The rate of unemployment in India is at its highest in 20 years, and higher economic growth has had no corresponding increase in employment, a study conducted by the Centre for Sustainable Employment, Azim Premji University revealed.
According to the study, “Higher growth has raised aspirations of people but has failed to generate the kind of jobs that will allow people to fulfill those aspirations. A 10 percent increase in GDP now results in less than 1 percent increase in employment.”
The biggest disadvantaged are the urban, educated youth. The report said more than 60 percent of those looking for jobs are in the 15-25-years age group.

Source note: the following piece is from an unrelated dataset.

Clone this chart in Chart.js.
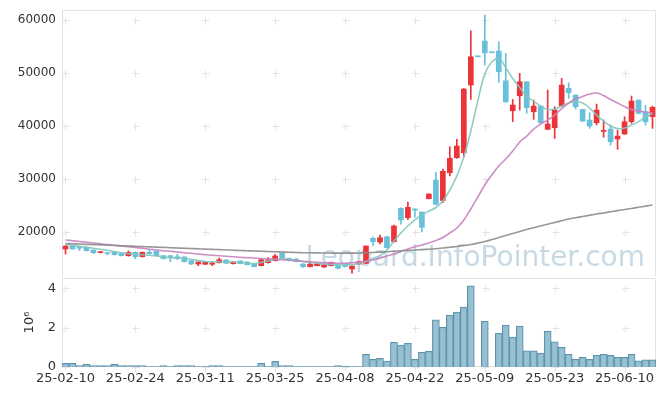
<!DOCTYPE html>
<html>
<head>
<meta charset="utf-8">
<script src="https://cdn.jsdelivr.net/npm/chart.js@4.4.1/dist/chart.umd.min.js"></script>
<style>
  body { margin: 0; background: #fff; }
  #wrap { position: relative; width: 665px; height: 396px; }
  #price { position: absolute; left: 0; top: 0; }
  #vol { position: absolute; left: 0; top: 278px; }
</style>
</head>
<body>
<div id="wrap">
  <canvas id="price" width="665" height="278"></canvas>
  <canvas id="vol" width="665" height="118"></canvas>
</div>
<script>
// trading days (YY-MM-DD)
const dates = [
  '25-02-10','25-02-11','25-02-12','25-02-13','25-02-14','25-02-17','25-02-18','25-02-19','25-02-20','25-02-21',
  '25-02-24','25-02-25','25-02-26','25-02-27','25-02-28','25-03-04','25-03-05','25-03-06','25-03-07','25-03-10',
  '25-03-11','25-03-12','25-03-13','25-03-14','25-03-17','25-03-18','25-03-19','25-03-20','25-03-21','25-03-24',
  '25-03-25','25-03-26','25-03-27','25-03-28','25-03-31','25-04-01','25-04-02','25-04-03','25-04-04','25-04-07',
  '25-04-08','25-04-09','25-04-10','25-04-11','25-04-14','25-04-15','25-04-16','25-04-17','25-04-18','25-04-21',
  '25-04-22','25-04-23','25-04-24','25-04-25','25-04-28','25-04-29','25-04-30','25-05-02','25-05-07','25-05-08',
  '25-05-09','25-05-12','25-05-13','25-05-14','25-05-15','25-05-16','25-05-19','25-05-20','25-05-21','25-05-22',
  '25-05-23','25-05-26','25-05-27','25-05-28','25-05-29','25-05-30','25-06-02','25-06-04','25-06-05','25-06-09',
  '25-06-10','25-06-11','25-06-12','25-06-13','25-06-16'
];

const opens = [
  16850,17480,17230,17180,16670,16160,16050,16230,16050,15590,
  16230,15400,16230,16420,15590,15590,15400,15350,14650,14030,
  13980,13980,14280,14790,14090,14600,14410,14030,13710,14280,
  14650,16100,15100,14970,14030,13520,13710,13460,13710,13840,
  13800,13090,14030,14160,18870,18170,19170,18230,24520,22750,
  24390,23820,26330,29850,26000,31220,34050,34990,47740,53070,
  56020,53820,54140,48550,42900,45720,48360,42710,43780,39400,
  39700,43780,47120,45850,43160,41150,40640,39020,39450,37570,
  38510,40830,44910,42710,41770
];
const highs = [
  17500,17600,17300,17250,16700,16400,16150,16300,16100,16480,
  16300,16300,16610,16500,15650,15650,15860,15400,14700,14450,
  14400,14460,15160,14850,14450,14650,14450,14100,15100,15220,
  15860,16150,15150,15050,14100,14350,14100,13950,14400,13900,
  13900,13700,14500,17450,19170,19490,19250,21350,24600,25700,
  24450,23820,27250,31300,31900,36120,37510,47100,57960,53070,
  60920,53820,55890,53710,45040,49940,48400,44910,43850,46800,
  43650,49000,48170,45900,43200,42520,44160,41150,40200,39260,
  41770,45670,44950,43910,43780
];
const lows = [
  15900,16800,16540,16450,15970,16100,15750,15700,15550,15500,
  15030,15350,15900,15550,14950,14460,14850,14400,13900,13710,
  13900,13710,14200,14100,14000,14050,13850,13450,13650,14200,
  14600,15100,14600,14400,13400,13500,13650,13400,13650,13100,
  13450,12280,14000,14100,17480,17800,17000,18150,21510,22400,
  22830,20060,26300,25200,25600,30600,33900,34240,45040,53070,
  51500,53820,48250,44500,40830,43030,42410,41280,40550,39300,
  37700,43700,45230,43220,40900,39580,40210,37900,36440,35630,
  38450,40530,42350,40210,39580
];
const closes = [
  17420,16860,16990,16540,16160,16350,16000,15780,15590,16230,
  15400,16230,15970,15590,15030,15300,15030,14460,14030,14410,
  14350,14220,14840,14160,14410,14090,13900,13520,14840,14840,
  15540,15160,14650,14460,13520,13980,14030,13900,14350,13220,
  13550,13650,14460,17420,18230,18980,17100,21190,22320,24710,
  24200,20940,27210,25270,31500,33930,36250,46980,53070,53070,
  53820,53820,50240,44590,43970,48360,43460,43780,40640,40390,
  43030,47740,46290,43650,40960,40020,43030,39130,37060,38130,
  40830,44720,42410,40830,43540
];

// moving averages as drawn (short, mid, long)
const maShort = [
  17700,17550,17360,17180,16990,16800,16610,16390,16160,16010,
  15880,15780,15670,15540,15350,15220,15160,15100,14880,14690,
  14500,14460,14460,14460,14410,14350,14220,14130,14310,14600,
  14880,15030,14920,14690,14500,14310,14160,14030,13940,13940,
  13940,13900,14120,14500,15070,15630,16670,18360,19870,21190,
  22320,23260,24010,24670,25890,27970,30600,34180,39080,44720,
  49810,52070,52730,51030,48960,47270,45570,44720,43780,43120,
  43220,43780,44350,44630,44350,43410,42090,40960,40020,39550,
  39640,40210,40860,41710,42370
];
const maMid = [
  18550,18400,18270,18120,17990,17830,17700,17550,17420,17270,
  17140,16990,16820,16670,16540,16420,16290,16160,16050,15910,
  15780,15670,15570,15480,15390,15290,15220,15160,15060,14970,
  14920,14840,14750,14650,14540,14450,14350,14280,14220,14160,
  14180,14260,14370,14540,14780,15100,15540,15910,16380,16860,
  17270,17610,17990,18460,19020,19870,20810,22320,24390,26650,
  28910,30790,32490,33800,35310,37000,38130,39450,40390,41150,
  42090,43310,44350,45100,45570,46040,46230,45760,45010,44350,
  43690,43120,42840,42650,42460
];
const maLong = [
  17890,17840,17790,17730,17680,17630,17580,17520,17470,17420,
  17370,17310,17260,17210,17160,17100,17050,17000,16950,16890,
  16840,16790,16740,16680,16630,16580,16530,16480,16440,16380,
  16330,16290,16230,16200,16160,16140,16120,16100,16080,16080,
  16080,16080,16100,16140,16200,16270,16350,16420,16520,16590,
  16670,16740,16820,16910,17040,17180,17330,17500,17700,17970,
  18270,18630,19020,19400,19770,20150,20530,20870,21190,21530,
  21850,22180,22500,22750,22980,23220,23450,23650,23860,24090,
  24290,24500,24710,24930,25140
];

const volumes = [
  190000,190000,70000,140000,70000,70000,70000,140000,70000,70000,
  70000,70000,20000,20000,70000,20000,70000,70000,70000,20000,
  20000,70000,70000,20000,20000,20000,20000,20000,190000,20000,
  290000,70000,70000,20000,20000,20000,20000,20000,20000,70000,
  30000,20000,20000,650000,390000,440000,300000,1260000,1110000,1210000,
  390000,750000,800000,2400000,2020000,2640000,2790000,3050000,4130000,null,
  2330000,null,1720000,2130000,1520000,2080000,820000,820000,710000,1820000,
  1280000,1000000,650000,390000,490000,390000,590000,650000,590000,490000,
  490000,650000,310000,360000,360000
];

const priceTicks = [20000, 30000, 40000, 50000, 60000];
const volTicks = [0, 2000000, 4000000];

const UP = '#ec3338';
const DOWN = '#69c0da';
const FONT = 'DejaVu Sans';

const candleColors = closes.map((c, i) => c > opens[i] ? UP : DOWN);

// light "+" marks where grid lines would cross
const crosses = {
  id: 'crosses',
  beforeDatasetsDraw(chart) {
    const { ctx, scales: { x, y } } = chart;
    ctx.save();
    ctx.strokeStyle = '#e3e3e3';
    ctx.lineWidth = 1;
    ctx.beginPath();
    dates.forEach((d, i) => {
      if (i % 10) return;
      const px = Math.round(x.getPixelForValue(i)) + 0.5;
      y.ticks.forEach(t => {
        const py = Math.round(y.getPixelForValue(t.value)) + 0.5;
        ctx.moveTo(px - 3, py); ctx.lineTo(px + 4, py);
        ctx.moveTo(px, py - 3); ctx.lineTo(px, py + 4);
      });
    });
    ctx.stroke();
    ctx.restore();
  }
};

const frame = {
  id: 'frame',
  beforeDatasetsDraw(chart, args, opts) {
    const { ctx, chartArea: a } = chart;
    const l = Math.round(a.left) + 0.5, t = Math.round(a.top) + 0.5;
    const r = Math.round(a.right) - 0.5, b = Math.round(a.bottom) - 0.5;
    ctx.save();
    ctx.strokeStyle = '#e2e2e2';
    ctx.lineWidth = 1;
    ctx.beginPath();
    if (opts.bottom) { ctx.moveTo(l, b); ctx.lineTo(r, b); }
    ctx.moveTo(l, b); ctx.lineTo(l, t); ctx.lineTo(r, t); ctx.lineTo(r, b);
    ctx.stroke();
    ctx.restore();
  }
};

const watermark = {
  id: 'watermark',
  beforeDatasetsDraw(chart) {
    const { ctx, chartArea: a } = chart;
    ctx.save();
    ctx.font = '28px "' + FONT + '"';
    ctx.fillStyle = 'rgba(160,192,210,0.6)';
    ctx.textAlign = 'right';
    ctx.textBaseline = 'alphabetic';
    ctx.fillText('Leopard.InfoPointer.com', a.right - 11, a.bottom - 11);
    ctx.restore();
  }
};

// keep the plot box where the reference has it (no label overhang padding)
const noOverhang = s => { s.paddingTop = 0; s.paddingBottom = 0; s.width = 62; };

const lineDs = (data, color) => ({
  type: 'line',
  data: data,
  borderColor: color,
  borderWidth: 1.6,
  pointRadius: 0,
  tension: 0.4,
  order: 0
});

new Chart(document.getElementById('price'), {
  type: 'bar',
  data: {
    labels: dates,
    datasets: [
      lineDs(maLong, 'rgba(140,140,140,0.9)'),
      lineDs(maMid, 'rgba(200,130,190,0.9)'),
      lineDs(maShort, 'rgba(130,200,190,0.9)'),
      {
        data: dates.map((d, i) => [opens[i], closes[i]]),
        backgroundColor: candleColors,
        barThickness: 5,
        minBarLength: 1,
        grouped: false,
        order: 1
      },
      {
        data: dates.map((d, i) => [lows[i], highs[i]]),
        backgroundColor: candleColors,
        barThickness: 1,
        grouped: false,
        order: 2
      }
    ]
  },
  options: {
    responsive: false,
    animation: false,
    layout: { padding: { top: 10, right: 9, bottom: 1, left: 0 } },
    scales: {
      x: {
        offset: true,
        grid: { display: false },
        border: { display: false },
        ticks: { display: false },
        afterFit: s => { s.height = 0; }
      },
      y: {
        min: 11580,
        max: 61880,
        grid: { display: false, drawTicks: false },
        border: { display: false },
        ticks: { padding: 6, color: '#333', font: { family: FONT, size: 12 }, callback: v => String(v) },
        afterBuildTicks: s => { s.ticks = priceTicks.map(v => ({ value: v })); },
        afterFit: noOverhang
      }
    },
    plugins: {
      legend: { display: false },
      tooltip: { enabled: false },
      frame: { bottom: false }
    }
  },
  plugins: [frame, crosses, watermark]
});

new Chart(document.getElementById('vol'), {
  type: 'bar',
  data: {
    labels: dates,
    datasets: [{
      data: volumes,
      backgroundColor: 'rgba(140,186,205,0.9)',
      borderColor: '#5d91aa',
      borderWidth: 1,
      barPercentage: 1,
      categoryPercentage: 1
    }]
  },
  options: {
    responsive: false,
    animation: false,
    layout: { padding: { top: 0, right: 9, bottom: 0, left: 0 } },
    scales: {
      x: {
        offset: true,
        grid: { display: false, drawTicks: false },
        border: { display: false },
        ticks: {
          autoSkip: false,
          maxRotation: 0,
          padding: 4,
          color: '#333',
          font: { family: FONT, size: 13 },
          callback: (v, i) => i % 10 === 0 ? dates[i] : ''
        },
        afterFit: s => { s.height = 29; }
      },
      y: {
        min: 0,
        max: 4530000,
        grid: { display: false, drawTicks: false },
        border: { display: false },
        ticks: {
          padding: 6, color: '#333',
          font: { family: FONT, size: 13 },
          callback: v => String(v / 1000000)
        },
        afterBuildTicks: s => { s.ticks = volTicks.map(v => ({ value: v })); },
        title: {
          display: true, text: '10\u2076', color: '#333',
          font: { family: FONT, size: 13 },
          padding: { top: 22, bottom: 0 }
        },
        afterFit: noOverhang
      }
    },
    plugins: {
      legend: { display: false },
      tooltip: { enabled: false },
      frame: { bottom: true }
    }
  },
  plugins: [frame, crosses]
});
</script>
</body>
</html>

Apart from unemployment, India’s problems are also related to the quality of jobs and poor wage growth. Despite an increase in organised manufacturing, India has not seen a corresponding increase in jobs.
A lot of jobs created in the organised manufacturing space is of informal nature, says Amit Basole, lead author of the report. “Contract workers have grown since 2000s, and till 2015, in organised manufacturing, nearly 30 percent of all workers are contractual. Lack of labour reforms have somewhere given way to this.”
The report highlights that in 2015, 67 percent Indian households earned less than Rs 10,000 a month, whereas the minimum salary recommended by seventh pay commission is Rs 18,000 per month.
Adjusted for inflation, wage rates have grown in most sectors at 3 percent per year whereas the organised manufacturing has seen a mere 2 percent wage growth.
A focused National Employment Policy is required to give a ‘mission-mode’ push to job creation in the country, the report said.
“90% of industries in organised manufacturing pay wages below the CPC minimum,” Basole added.